One of Tulsa's most crime-ridden years is finally coming to an end...but for many detectives, the work to solve thousands of cases will continue into the new year.
In a perfect world, detectives who work cases ranging from theft to homicide say they're determined to solve them all.
But 2016 proved to be a busier year than any of them expected.
“It takes its toll. There's no doubt about it,” said Homicide Sergeant Dave Walker.
Perhaps no one is ready to see 2016 more than Walker.
“I did not expect 81 murders this year,” he said. “We can't keep at this pace for another year. You'll see some of these things break down.”
Despite one of the best solve rates in the country, his unit faced one of its toughest workloads.
“When you get them stacked up, you get 3 or 4 deep at a time, it gets hard,” he said. “We're all human. We all get tired, we all get run down, we get on each others' nerves a little bit.”

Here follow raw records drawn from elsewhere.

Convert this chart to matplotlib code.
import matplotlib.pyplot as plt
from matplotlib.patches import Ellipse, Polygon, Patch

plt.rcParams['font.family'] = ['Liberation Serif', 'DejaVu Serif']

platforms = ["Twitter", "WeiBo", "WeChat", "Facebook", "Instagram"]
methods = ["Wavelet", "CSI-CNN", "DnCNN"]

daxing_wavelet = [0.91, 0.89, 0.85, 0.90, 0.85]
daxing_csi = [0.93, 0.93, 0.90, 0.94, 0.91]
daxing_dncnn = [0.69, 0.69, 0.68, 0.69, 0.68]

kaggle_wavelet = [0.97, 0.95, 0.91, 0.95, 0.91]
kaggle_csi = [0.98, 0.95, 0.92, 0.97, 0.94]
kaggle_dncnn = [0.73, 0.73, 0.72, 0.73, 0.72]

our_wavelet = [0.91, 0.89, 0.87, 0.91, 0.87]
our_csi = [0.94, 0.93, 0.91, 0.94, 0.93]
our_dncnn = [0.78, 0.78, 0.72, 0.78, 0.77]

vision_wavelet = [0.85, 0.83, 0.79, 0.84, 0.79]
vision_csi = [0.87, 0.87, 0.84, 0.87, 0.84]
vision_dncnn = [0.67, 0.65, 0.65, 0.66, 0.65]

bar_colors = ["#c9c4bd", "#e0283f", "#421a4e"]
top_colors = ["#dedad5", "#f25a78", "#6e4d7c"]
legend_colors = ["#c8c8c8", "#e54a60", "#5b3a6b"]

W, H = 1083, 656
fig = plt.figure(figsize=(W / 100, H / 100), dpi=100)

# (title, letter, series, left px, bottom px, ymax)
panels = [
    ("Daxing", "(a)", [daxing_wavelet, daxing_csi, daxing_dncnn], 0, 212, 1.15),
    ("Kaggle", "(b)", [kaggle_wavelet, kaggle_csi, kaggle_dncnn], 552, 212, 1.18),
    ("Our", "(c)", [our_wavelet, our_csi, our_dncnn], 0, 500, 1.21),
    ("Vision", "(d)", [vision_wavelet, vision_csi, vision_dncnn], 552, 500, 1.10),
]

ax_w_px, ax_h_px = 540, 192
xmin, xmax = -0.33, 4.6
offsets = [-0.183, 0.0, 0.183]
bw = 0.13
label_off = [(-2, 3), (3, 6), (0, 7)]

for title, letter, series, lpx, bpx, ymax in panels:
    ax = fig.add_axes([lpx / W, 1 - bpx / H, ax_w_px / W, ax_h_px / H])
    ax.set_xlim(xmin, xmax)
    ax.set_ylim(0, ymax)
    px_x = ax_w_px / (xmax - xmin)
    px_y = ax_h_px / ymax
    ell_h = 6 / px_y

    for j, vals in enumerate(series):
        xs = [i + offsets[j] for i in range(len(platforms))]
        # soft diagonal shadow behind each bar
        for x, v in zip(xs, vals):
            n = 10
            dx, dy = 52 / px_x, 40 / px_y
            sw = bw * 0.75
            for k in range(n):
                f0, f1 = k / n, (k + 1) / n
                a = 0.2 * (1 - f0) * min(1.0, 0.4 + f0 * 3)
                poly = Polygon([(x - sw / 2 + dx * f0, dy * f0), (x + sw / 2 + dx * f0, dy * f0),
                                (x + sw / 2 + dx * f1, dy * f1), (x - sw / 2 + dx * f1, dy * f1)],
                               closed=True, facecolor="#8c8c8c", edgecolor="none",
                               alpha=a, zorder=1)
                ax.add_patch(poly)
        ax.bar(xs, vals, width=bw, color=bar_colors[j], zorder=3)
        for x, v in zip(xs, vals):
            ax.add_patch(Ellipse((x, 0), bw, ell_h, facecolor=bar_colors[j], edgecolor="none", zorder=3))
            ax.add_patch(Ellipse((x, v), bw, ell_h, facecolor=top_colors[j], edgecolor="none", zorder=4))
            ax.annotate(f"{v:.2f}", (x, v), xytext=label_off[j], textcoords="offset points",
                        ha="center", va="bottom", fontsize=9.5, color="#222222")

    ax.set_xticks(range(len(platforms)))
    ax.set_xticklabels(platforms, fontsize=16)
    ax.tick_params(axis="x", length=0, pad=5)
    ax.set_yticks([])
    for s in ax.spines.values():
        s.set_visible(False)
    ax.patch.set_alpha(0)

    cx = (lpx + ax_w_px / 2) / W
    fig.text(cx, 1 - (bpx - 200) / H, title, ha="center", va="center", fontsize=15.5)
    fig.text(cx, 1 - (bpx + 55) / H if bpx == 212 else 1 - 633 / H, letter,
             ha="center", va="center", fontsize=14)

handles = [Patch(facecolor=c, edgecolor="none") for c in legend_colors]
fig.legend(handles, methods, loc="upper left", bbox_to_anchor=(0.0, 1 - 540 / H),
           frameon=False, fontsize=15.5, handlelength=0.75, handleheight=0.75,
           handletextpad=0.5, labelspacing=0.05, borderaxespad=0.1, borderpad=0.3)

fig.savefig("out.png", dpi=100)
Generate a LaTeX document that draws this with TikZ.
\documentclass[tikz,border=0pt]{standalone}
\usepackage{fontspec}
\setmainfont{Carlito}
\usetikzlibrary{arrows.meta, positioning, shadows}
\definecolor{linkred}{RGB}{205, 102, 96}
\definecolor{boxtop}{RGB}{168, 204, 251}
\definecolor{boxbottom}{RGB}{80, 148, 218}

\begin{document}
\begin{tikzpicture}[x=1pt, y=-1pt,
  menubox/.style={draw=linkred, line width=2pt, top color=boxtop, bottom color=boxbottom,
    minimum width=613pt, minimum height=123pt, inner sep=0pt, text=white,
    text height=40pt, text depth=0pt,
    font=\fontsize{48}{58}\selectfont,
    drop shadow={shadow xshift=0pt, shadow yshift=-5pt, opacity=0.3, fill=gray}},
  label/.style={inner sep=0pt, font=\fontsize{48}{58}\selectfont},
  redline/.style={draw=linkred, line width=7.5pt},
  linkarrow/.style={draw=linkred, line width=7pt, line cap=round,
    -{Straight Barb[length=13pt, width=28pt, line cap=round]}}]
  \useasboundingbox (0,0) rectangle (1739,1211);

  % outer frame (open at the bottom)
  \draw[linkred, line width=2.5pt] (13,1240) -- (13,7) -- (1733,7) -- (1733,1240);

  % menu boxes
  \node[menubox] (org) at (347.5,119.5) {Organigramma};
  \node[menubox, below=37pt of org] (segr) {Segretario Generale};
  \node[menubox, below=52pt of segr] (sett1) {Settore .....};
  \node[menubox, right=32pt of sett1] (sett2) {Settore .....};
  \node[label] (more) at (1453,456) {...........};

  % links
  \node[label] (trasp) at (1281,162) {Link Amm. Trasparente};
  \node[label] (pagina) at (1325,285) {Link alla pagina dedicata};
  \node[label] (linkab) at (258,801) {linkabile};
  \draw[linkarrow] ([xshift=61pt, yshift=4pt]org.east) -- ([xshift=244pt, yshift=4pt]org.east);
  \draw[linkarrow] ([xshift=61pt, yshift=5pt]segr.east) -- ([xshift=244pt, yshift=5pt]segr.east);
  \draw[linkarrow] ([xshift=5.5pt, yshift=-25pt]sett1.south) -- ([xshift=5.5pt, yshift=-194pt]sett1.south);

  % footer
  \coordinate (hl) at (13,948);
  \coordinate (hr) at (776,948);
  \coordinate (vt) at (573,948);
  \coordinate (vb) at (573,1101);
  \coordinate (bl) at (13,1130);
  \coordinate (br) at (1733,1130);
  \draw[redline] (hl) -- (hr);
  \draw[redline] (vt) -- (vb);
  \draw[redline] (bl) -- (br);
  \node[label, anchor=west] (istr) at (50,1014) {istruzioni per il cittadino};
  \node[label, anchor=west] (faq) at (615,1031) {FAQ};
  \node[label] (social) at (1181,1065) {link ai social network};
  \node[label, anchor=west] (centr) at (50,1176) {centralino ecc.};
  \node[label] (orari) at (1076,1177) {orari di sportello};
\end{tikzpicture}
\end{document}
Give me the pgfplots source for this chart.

And it's not just homicides.
On its website, Tulsa Police reported 426 rapes from January to November.
That's 65 more than in 2015, and nearly double the number from 2010.
Theft has also spiked...with more robbery and larceny reports than in the past three years.
“We don't see a lot of them that come in. We just don't have the time, the money or the people,” said Burglary Sergeant Brian Blair.
But for the ones they do investigate, Sergeant Blair says residents have been the key to solving them.
“More and more people have been getting home security systems and that helps us a lot,” he said.
Meanwhile, Walker doesn't believe many violent crimes are random.
He believes 2017 could be quieter than its predecessor, but he says that won't stop him from putting suspected killers behind bars.
“I'm very proud to work with these people. And I think going into 2017, we'll be right there with Tulsa and whatever they want to throw at us,” he said.
The City of Tulsa is set to hire 160 new officers to help implement Mayor Bynum's community policing plan.
Bynum believes improving Tulsa's relationship with its police officers will ultimately chip away at local crime.